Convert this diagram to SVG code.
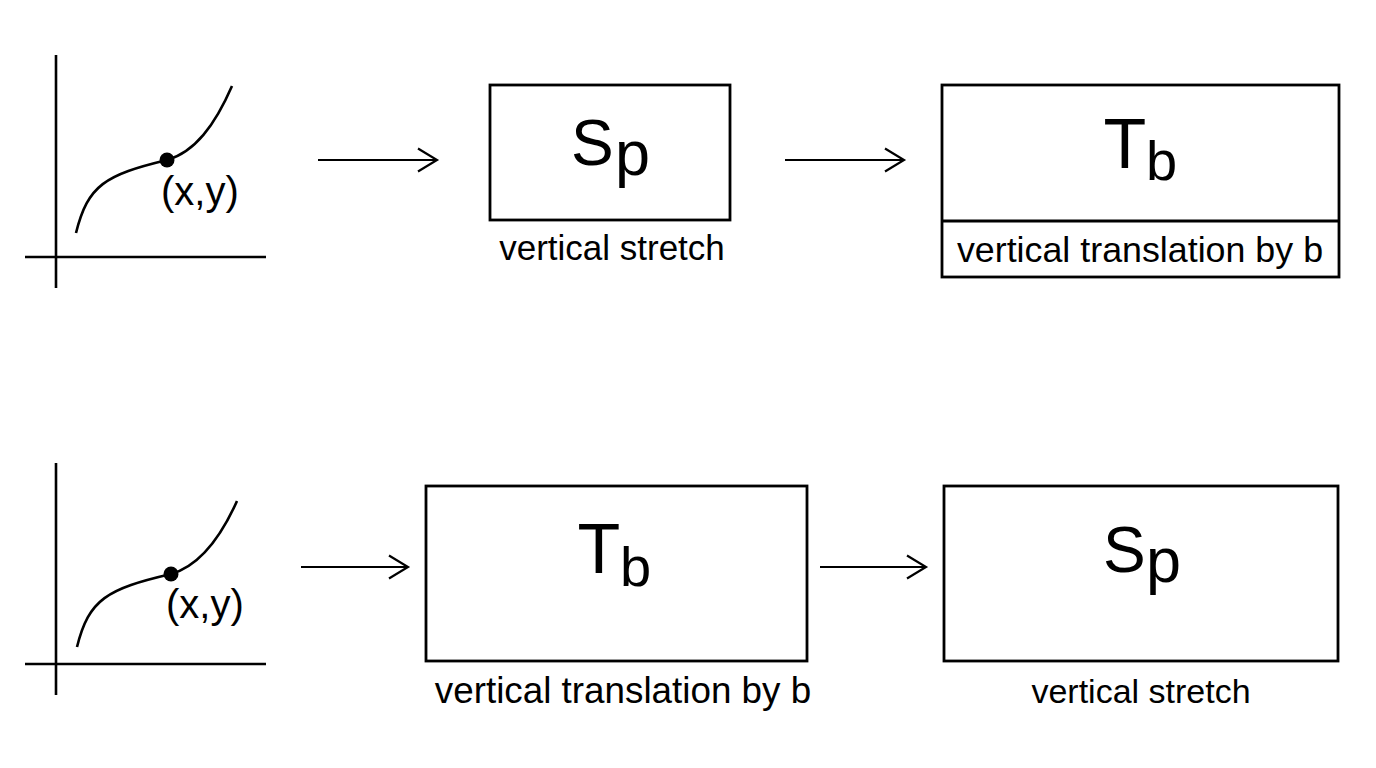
<svg xmlns="http://www.w3.org/2000/svg" width="1376" height="768" viewBox="0 0 1376 768">
<style>
  .ax { stroke:#000; stroke-width:2.6; fill:none; }
  .crv { stroke:#000; stroke-width:2.6; fill:none; }
  .box { stroke:#000; stroke-width:2.8; fill:#fff; }
  .conn { stroke:#000; stroke-width:2.2; fill:none; marker-end:url(#arr); }
  .big { font-family:"Liberation Sans", Arial, sans-serif; fill:#000; }
  .lbl { font-family:"Liberation Sans", Arial, sans-serif; font-size:35px; fill:#000; text-anchor:middle; }
  .pt { font-family:"Liberation Sans", Arial, sans-serif; font-size:40px; fill:#000; }
</style>
<defs>
  <marker id="arr" markerUnits="userSpaceOnUse" markerWidth="24" markerHeight="26" refX="20" refY="12" orient="auto" viewBox="0 0 24 24">
    <path d="M1,0.5 L20,12 L1,23.5" fill="none" stroke="#000" stroke-width="2.2"/>
  </marker>
</defs>
<rect width="1376" height="768" fill="#fff"/>

<g id="graph-top">
  <line class="ax" x1="56" y1="55" x2="56" y2="288"/>
  <line class="ax" x1="25" y1="257" x2="266" y2="257"/>
  <path class="crv" d="M76,233 C88,185 105,175 167,160 C195,152 215,125 232,86"/>
  <circle cx="167" cy="160" r="7.5" fill="#000"/>
  <text class="pt" x="161" y="205">(x,y)</text>
</g>

<g id="box-sp-top">
  <rect class="box" x="490" y="85" width="240" height="135"/>
  <text class="big" font-size="64" x="571" y="165">S</text>
  <text class="big" font-size="63" x="615" y="175">p</text>
  <text class="lbl" x="612" y="260">vertical stretch</text>
</g>

<g id="box-tb-top">
  <rect class="box" x="942" y="85" width="397" height="192"/>
  <line stroke="#000" stroke-width="2.8" x1="942" y1="221" x2="1339" y2="221"/>
  <text class="big" font-size="70" x="1103.5" y="168">T</text>
  <text class="big" font-size="56" x="1146" y="179.5">b</text>
  <text class="lbl" x="1140" y="262" style="font-size:35.8px">vertical translation by b</text>
</g>

<g id="graph-bottom">
  <line class="ax" x1="56" y1="463" x2="56" y2="695"/>
  <line class="ax" x1="25" y1="664" x2="266" y2="664"/>
  <path class="crv" d="M77,647 C89,599 107,589 171,574 C199,566 220,539 237,501"/>
  <circle cx="171" cy="574" r="7.5" fill="#000"/>
  <text class="pt" x="166" y="618">(x,y)</text>
</g>

<g id="box-tb-bottom">
  <rect class="box" x="426" y="486" width="381" height="175"/>
  <text class="big" font-size="70" x="577.5" y="573">T</text>
  <text class="big" font-size="56" x="620" y="586">b</text>
  <text class="lbl" x="623" y="703" style="font-size:36.8px">vertical translation by b</text>
</g>

<g id="box-sp-bottom">
  <rect class="box" x="944" y="486" width="394" height="175"/>
  <text class="big" font-size="64" x="1103" y="572">S</text>
  <text class="big" font-size="63" x="1146" y="582">p</text>
  <text class="lbl" x="1141" y="703" style="font-size:34px">vertical stretch</text>
</g>

<g id="connectors">
  <line class="conn" x1="318" y1="160" x2="437" y2="160"/>
  <line class="conn" x1="785" y1="160" x2="904" y2="160"/>
  <line class="conn" x1="301" y1="567" x2="408" y2="567"/>
  <line class="conn" x1="820" y1="567" x2="926" y2="567"/>
</g>
</svg>
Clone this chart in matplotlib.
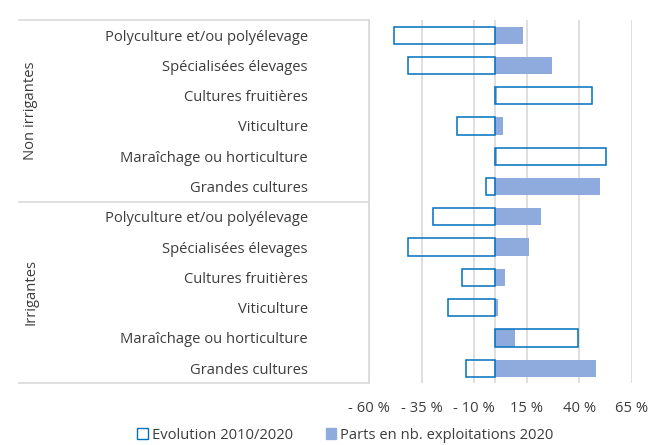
import matplotlib
matplotlib.use("Agg")
import matplotlib.pyplot as plt
from matplotlib.patches import Patch
import matplotlib.transforms as mtransforms

plt.rcParams['font.family'] = ['Open Sans', 'DejaVu Sans']

# ---------------------------------
#  data
labels = ['Polyculture et/ou polyélevage', 'Spécialisées élevages',
          'Cultures fruitières', 'Viticulture',
          'Maraîchage ou horticulture', 'Grandes cultures']
groups = ['Non irrigantes', 'Irrigantes']
evol_non = [-48.0, -41.3, 46.0, -18.1, 52.9, -4.4]
parts_non = [13.3, 26.8, 0.8, 3.8, 1.0, 49.9]
evol_irr = [-29.8, -41.3, -15.7, -22.3, 39.5, -13.8]
parts_irr = [21.9, 16.2, 4.5, 1.1, 9.5, 47.7]
xticks = [-60, -35, -10, 15, 40, 65]

txt = '#3c3c3c'
grid_c = '#d9d9d9'
blue_edge = '#0070C0'
blue_fill = '#8FAADC'
fs = 10.6

evol = evol_non + evol_irr
parts = parts_non + parts_irr
ylab = labels + labels
ypos = list(range(len(ylab)))

fig = plt.figure(figsize=(6.62, 4.45), dpi=100)
ax = fig.add_axes([369 / 662, 1 - 383.3 / 445, 262.9 / 662, 363.3 / 445])

ax.barh(ypos, parts, height=0.57, color=blue_fill, zorder=2)
ax.barh(ypos, evol, height=0.57, facecolor='none', edgecolor=blue_edge,
        linewidth=1.1, zorder=3)

ax.set_xlim(-60, 65)
ax.set_ylim(len(ylab) - 0.5, -0.5)
ax.set_xticks(xticks)
ax.set_xticklabels([('- %d %%' % abs(v)) if v < 0 else ('%d %%' % v) for v in xticks])
ax.set_yticks(ypos)
ax.set_yticklabels(ylab)
ax.tick_params(axis='both', length=0, colors=txt, labelsize=fs)
ax.tick_params(axis='y', pad=44)
ax.tick_params(axis='x', pad=13)
ax.grid(axis='x', color=grid_c, linewidth=1.2, zorder=0)
ax.axvline(0, color=grid_c, linewidth=1.2, zorder=1)
for s in ['top', 'right', 'bottom']:
    ax.spines[s].set_visible(False)
ax.spines['left'].set_color(grid_c)
ax.spines['left'].set_linewidth(1.2)

# group separators + group labels (multi level axis)
tr = mtransforms.blended_transform_factory(fig.transFigure, ax.transData)
x0 = 19 / 662
x1 = 369 / 662
for yb in [-0.5, 5.5, 11.5]:
    ax.plot([x0, x1], [yb, yb], transform=tr, color=grid_c, linewidth=1.2, clip_on=False)
for i, g in enumerate(groups):
    ax.text(31 / 662, i * 6 + 2.5, g, transform=tr, rotation=90, ha='center',
            va='center', color=txt, fontsize=fs)

handles = [Patch(facecolor='white', edgecolor=blue_edge, linewidth=1.0),
           Patch(facecolor=blue_fill, edgecolor=blue_fill)]
fig.legend(handles, ['Evolution 2010/2020', 'Parts en nb. exploitations 2020'],
           loc='center', bbox_to_anchor=(0.522, 0.022), ncol=2, frameon=False,
           fontsize=fs, labelcolor=txt, handlelength=0.7, handleheight=0.7,
           handletextpad=0.3, columnspacing=2.2)

fig.savefig('out.png', dpi=100)
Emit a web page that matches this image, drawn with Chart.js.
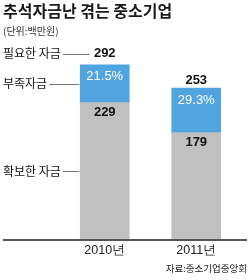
<!DOCTYPE html>
<html>
<head>
<meta charset="utf-8">
<script src="https://cdn.jsdelivr.net/npm/chart.js@4"></script>
<style>
  html, body { margin: 0; padding: 0; background: #fff; }
  #wrap { width: 250px; height: 280px; position: relative; }
</style>
</head>
<body>
<div id="wrap"><canvas id="fundChart" width="250" height="280"></canvas></div>
<script>
const years = ['2010년', '2011년'];
const secured = [229, 179];     // 확보한 자금
const shortfall = [63, 74];     // 부족자금
const needed = [292, 253];      // 필요한 자금
const shortRate = ['21.5%', '29.3%'];

const KR = '"Noto Sans CJK KR", "Noto Sans", sans-serif';
const NUM = '"Liberation Sans", Arial, sans-serif';

// titles, callouts and value labels
const labelPlugin = {
    id: 'labels',
    afterDatasetsDraw(chart) {
        const ctx = chart.ctx;
        const x = chart.scales.x, y = chart.scales.y;
        const area = chart.chartArea;
        ctx.save();

        ctx.fillStyle = '#1a1a1a';
        ctx.textBaseline = 'middle';
        ctx.textAlign = 'left';
        ctx.font = 'bold 16px ' + KR;
        ctx.fillText('추석자금난 겪는 중소기업', 3, 11);
        ctx.fillStyle = '#333';
        ctx.font = '10px ' + KR;
        ctx.fillText('(단위:백만원)', 3, 31);

        // baseline
        ctx.strokeStyle = '#555';
        ctx.lineWidth = 2;
        ctx.beginPath();
        ctx.moveTo(3, area.bottom);
        ctx.lineTo(247, area.bottom);
        ctx.stroke();

        const barMeta = chart.getDatasetMeta(1);
        years.forEach((yr, i) => {
            const cx = x.getPixelForValue(i);
            const topY = y.getPixelForValue(needed[i]);
            const midY = y.getPixelForValue(secured[i]);

            ctx.textAlign = 'center';
            ctx.fillStyle = '#111';
            ctx.font = 'bold 13px ' + NUM;
            ctx.fillText(String(needed[i]), cx, topY - (i === 0 ? 11 : 8));
            ctx.fillText(String(secured[i]), cx, midY + 10);

            ctx.fillStyle = '#fff';
            ctx.font = '13px ' + NUM;
            ctx.fillText(shortRate[i], cx, topY + 12);

            ctx.fillStyle = '#222';
            ctx.font = '12.5px ' + NUM;
            ctx.fillText(yr, cx, area.bottom + 11);
        });

        // callouts on the left of the first bar
        const b0 = barMeta.data[0];
        const left = b0.x - b0.width / 2;
        const x0 = x.getPixelForValue(0);
        const top0 = y.getPixelForValue(needed[0]);
        const mid0 = y.getPixelForValue(secured[0]);
        const callouts = [
            ['필요한 자금', top0 - 11, x0 - 15],
            ['부족자금', (top0 + mid0) / 2, left - 1],
            ['확보한 자금', (mid0 + area.bottom) / 2, left - 1]
        ];
        ctx.font = '12px ' + KR;
        ctx.textAlign = 'left';
        ctx.strokeStyle = '#777';
        ctx.lineWidth = 1;
        callouts.forEach(([txt, ly, endX]) => {
            ctx.fillStyle = '#111';
            ctx.fillText(txt, 3, ly);
            const w = ctx.measureText(txt).width;
            ctx.beginPath();
            ctx.moveTo(3 + w + 2, Math.round(ly) + 0.5);
            ctx.lineTo(endX, Math.round(ly) + 0.5);
            ctx.stroke();
        });

        ctx.fillStyle = '#222';
        ctx.textAlign = 'right';
        ctx.font = '9.5px ' + KR;
        ctx.fillText('자료:중소기업중앙회', 247, 268);
        ctx.restore();
    }
};

const ctx = document.getElementById('fundChart').getContext('2d');
new Chart(ctx, {
    type: 'bar',
    data: {
        labels: years,
        datasets: [{
            label: '확보한 자금',
            data: secured,
            backgroundColor: '#c0c0c0',
            barThickness: 49
        }, {
            label: '부족자금',
            data: shortfall,
            backgroundColor: '#50a4df',
            barThickness: 49
        }]
    },
    options: {
        responsive: false,
        animation: false,
        layout: { padding: { top: 30, bottom: 40, left: 59, right: 8 } },
        plugins: { legend: { display: false }, tooltip: { enabled: false } },
        scales: {
            x: { stacked: true, display: false },
            y: { stacked: true, display: false, min: 0, max: 350 }
        }
    },
    plugins: [labelPlugin]
});
</script>
</body>
</html>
------------------------------------
# [EXERCISE DIRECTIONS]
Everything from the line that contains "Clone this chart in matplotlib." down to the line that contains "plt.rcParams['font.family'] = ['Open" should be written out exactly, end lines too, minus the pictures.

# [EXERCISE RESULT]
Clone this chart in matplotlib.
import matplotlib
matplotlib.use("Agg")
import matplotlib.pyplot as plt
from matplotlib.patches import Patch
import matplotlib.transforms as mtransforms

plt.rcParams['font.family'] = ['Open Sans', 'DejaVu Sans']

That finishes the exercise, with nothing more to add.